The maturation of the Data Science field has brought the realization of the importance of having a well-grounded data strategy. Why? The spell is broken: big investments are not enough for success in Data Science. The challenges in becoming a data-driven company, let alone even being able to harness the power of data and transform it into measurable outcomes, are well documented.

For example, in a survey from NewVantage, executives from various major companies were asked about their perceptions of Artificial Intelligence investments and outcomes. Their answers are striking: 77% of them reported finding the adoption of Big Data or Artificial Intelligence initiatives very challenging. There appears to be a great dissonance between their perceived urgency on keeping or increasing investments in the AI field (88% see this matter as urgent and 92% report that their companies are accelerating their AI investments); and the actual results that these investments have brought. 53% report that their companies do not see data as a business asset and 52% do not see their companies as real competitors on data or data analytics. There is a clear trend, fewer firms dare to identify themselves as data-driven: 37% in 2017 vs 32.4% in 2018 and only 31% in 2019.

What are the perceived reasons for this lack of success? 93% of the surveyed executives point out that problems with people and processes are one of the main obstacles. Data has not become a part of the culture of the company and this leads to resistance and lack of business adoption. Moreover, companies are still struggling with the basics that allow data analysis to be possible, for example, data (extraction, handling and ensuring quality), deciding on the right methods or ensuring the right technological infrastructure.

This, however, does not need to lead to despair. On the contrary, by changing perspective, we can focus on what the other 30 percent of the companies are doing right, the ones that are harnessing the power of data. We have a long experience working with both big and small companies at varying levels of development in their data strategy. In our experience, the challenge of creating a successful data analytics implementation can be tackled with a clear data strategy framework that addresses the following points:

Setting flexible but with clear objectives motivated by business strategy
Clarity about all data-related responsibilities (funding, sponsorship, leadership)
Right understanding of the process of Data Science implementation
Appropriate technological infrastructure that allows an efficient implementation of models, experiments, reporting systems.
Right set-up for building a Data Science Team which means both determining the best place to seed the analytic activities within the company and also the right structure and mix of roles and responsibilities inside the Data Team

We want to make this guide truly useful, so we developed it as a two-part series. In this first part, we explore the first 4 points mentioned above. In the second part of this data strategy series, we dive deep into all the considerations needed to build the right data science team.

Data Strategy – It All Starts with the Right Motivation

Data Science and Artificial Intelligence have gone mainstream. Although relatively few truly understand what they encompass, everyone has heard of them and everyone wants to be part of them. Companies are scared of being left out, and a lot have started Data Science Teams without a clear view of what their objectives should be. AI has also a certain status. It is not uncommon to see cases of companies that make big investments on Data Science Teams just to please investors. These cases never end well.

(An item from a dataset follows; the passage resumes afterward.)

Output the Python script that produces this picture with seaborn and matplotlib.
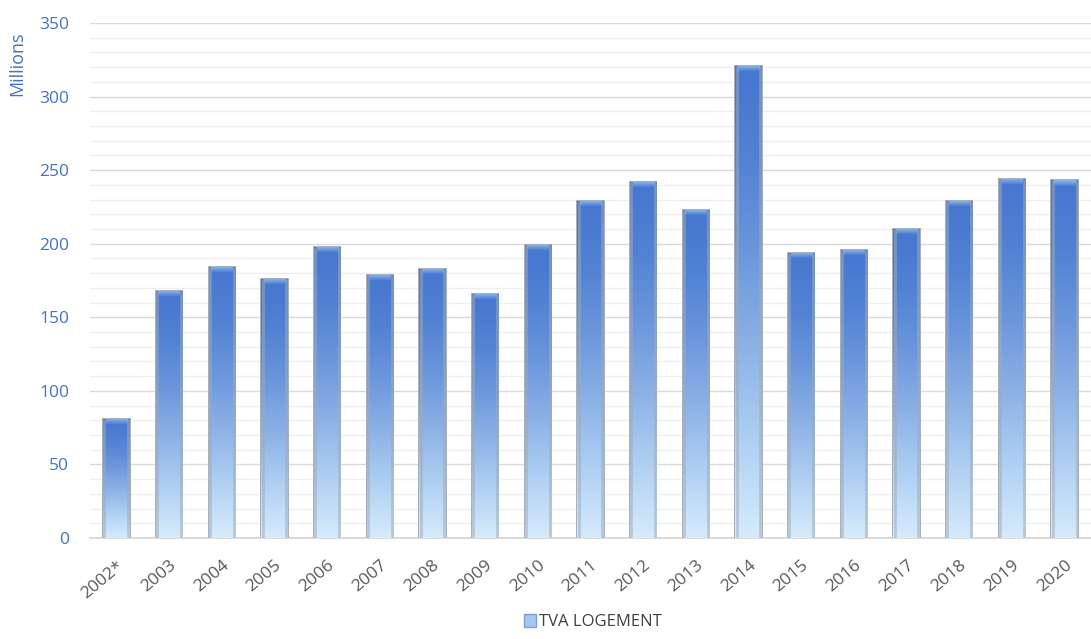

A successful data strategy always starts with an alignment to concrete business problems. At its minimum, there should be a clear understanding of the causal relationship between what the companies seek as outcomes and the right way of measuring it. Before starting any data project, it should be clear how it will contribute to core business objectives and how success will be concretely defined in each case.

The right motivation should be accompanied by a deep understanding that choosing to set your company in the data path means deep change. In particular, there should be willingness to accept new processes for decision-making. Again, here there seems to be some dissonance between wishes and reality. In a survey from Accenture, (link: https://www.accenture.com/us-en/~/media/accenture/conversion-assets/dotcom/documents/global/pdf/industries_2/accenture-building-analytics-driven-organization.pdf) 62% of the companies that participated stated that they consider data-driven decision-making as quicker or more effective, however, only 25% reported relying upon data insights in the daily business.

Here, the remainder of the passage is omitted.